The implementation of family planning measures by the government was the reason for low birth rates leading to a drop in population growth, he added. Naidu said state government has been keeping a check on infant mortality rate, and has brought it down from 37 per 1,000 in 2014 to 10.51 per 1000 in 2018 through a slew of interventions.

According to 2011 census, Andhra Pradesh was the 10th most populated state in the country with a population of 8.46crore, before Telangana was bifurcated into a separate state in June 2004.

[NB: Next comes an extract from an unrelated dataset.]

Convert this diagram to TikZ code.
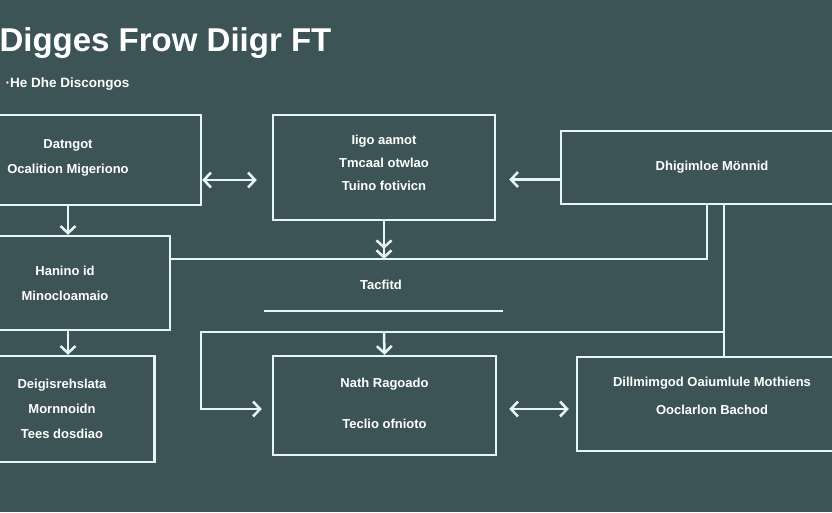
\documentclass[tikz,border=0pt]{standalone}
\usepackage{fontspec}
\setmainfont{Liberation Sans}
\usetikzlibrary{arrows.meta, calc}
\definecolor{slate}{RGB}{61,84,87}
\definecolor{chalk}{RGB}{230,245,245}

\begin{document}
\begin{tikzpicture}[x=1pt, y=-1pt,
    box/.style={draw=chalk, line width=2.5pt, inner sep=0pt, align=center, text=white,
        font=\bfseries\fontsize{13}{25}\selectfont},
    wire/.style={draw=chalk, line width=2.5pt},
    >={Straight Barb[length=7pt 0, width=15pt 0]}]

    \fill[slate] (0,0) rectangle (832,512);
    \useasboundingbox (0,0) rectangle (832,512);

    \node[anchor=base west, text=white, font=\bfseries\fontsize{33}{40}\selectfont] (title) at (-4,51) {Digges Frow Diigr FT};
    \node[anchor=base west, text=white, font=\bfseries\fontsize{13.5}{16}\selectfont] (sub) at (2,87) {·He Dhe Discongos};

    \node[box, minimum width=266pt, minimum height=90pt, text depth=7pt] (A) at (68,160) {Datngot\\Ocalition Migeriono};
    \node[box, minimum width=222pt, minimum height=105pt, text depth=9pt, font=\bfseries\fontsize{13}{23}\selectfont] (B) at (384,167.5) {Iigo aamot\\Tmcaal otwlao\\Tuino fotivicn};
    \node[box, minimum width=302pt, minimum height=73pt] (C) at (712,167.5) {Dhigimloe Mönnid};
    \node[box, minimum width=210pt, minimum height=94pt] (D) at (65,283) {Hanino id\\Minocloamaio};
    \node[box, minimum width=185pt, minimum height=106pt] (G) at (62,409) {Deigisrehslata\\Mornnoidn\\Tees dosdiao};
    \node[box, minimum width=223pt, minimum height=99pt, text depth=4pt] (E) at (384.5,405.5) {Nath Ragoado\\[16pt]Teclio ofnioto};
    \node[box, minimum width=270pt, minimum height=94pt, text depth=16pt] (F) at (712,404) {Dillmimgod Oaiumlule Mothiens\\[3pt]Ooclarlon Bachod};

    \node[text=white, font=\bfseries\fontsize{13}{15}\selectfont] (tag) at (381,285) {Tacfitd};
    \draw[wire] (264,311) -- (503,311);

    \coordinate (bus) at (384,259);
    \coordinate (bus2) at (384,332);
    \coordinate (bend) at (201,332);

    \draw[wire, <->, shorten >=15pt] ([yshift=-20pt]A.east) -- ([yshift=-12.5pt]B.west);
    \draw[wire, ->, shorten >=13pt] ([yshift=-12pt]C.west) -- ([yshift=-12pt]B.east);
    \draw[wire, ->>] (B.south) -- (bus);
    \draw[wire] ([xshift=-5pt]C.south) |- (D.east |- bus);
    \draw[wire] ([xshift=12pt]C.south) -- ([xshift=12pt]F.north);
    \draw[wire, ->, shorten >=10pt] ([xshift=12pt]C.south |- bus2) -- (bend) |- ([yshift=-3.5pt]E.west);
    \draw[wire, ->] (bus2) -- (E.north);
    \draw[wire, <->, shorten <=12pt, shorten >=7pt] ([yshift=-3.5pt]E.east) -- ([yshift=-3.5pt]E.east -| F.west);
    \draw[wire, ->] (A.south) -- (A.south |- D.north);
    \draw[wire, ->] (A.south |- D.south) -- (A.south |- G.north);
\end{tikzpicture}
\end{document}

P. Devasena Naidu, a retired professor in Economics from Sri Venkateswara University in Tirupati, shared the concerns of Naidu, batting for a course-correction on a war-footing. Southern states like Andhra Pradesh kept population growth under control by vigorously following population control measures envisaged by the Central government. But these states were penalised instead of being incentivised by the XV Finance Commission by offering grants to states with their status of population in 2011, Devasena Naidu said. The XIV Commission recommended devolution of funds with population in 1971 as the base.

“Andhra Pradesh continued to be a big consumer market with more number of working people by virtue of its demographic strengths. These virtues seem coming under threat now”, said Devasena Naidu.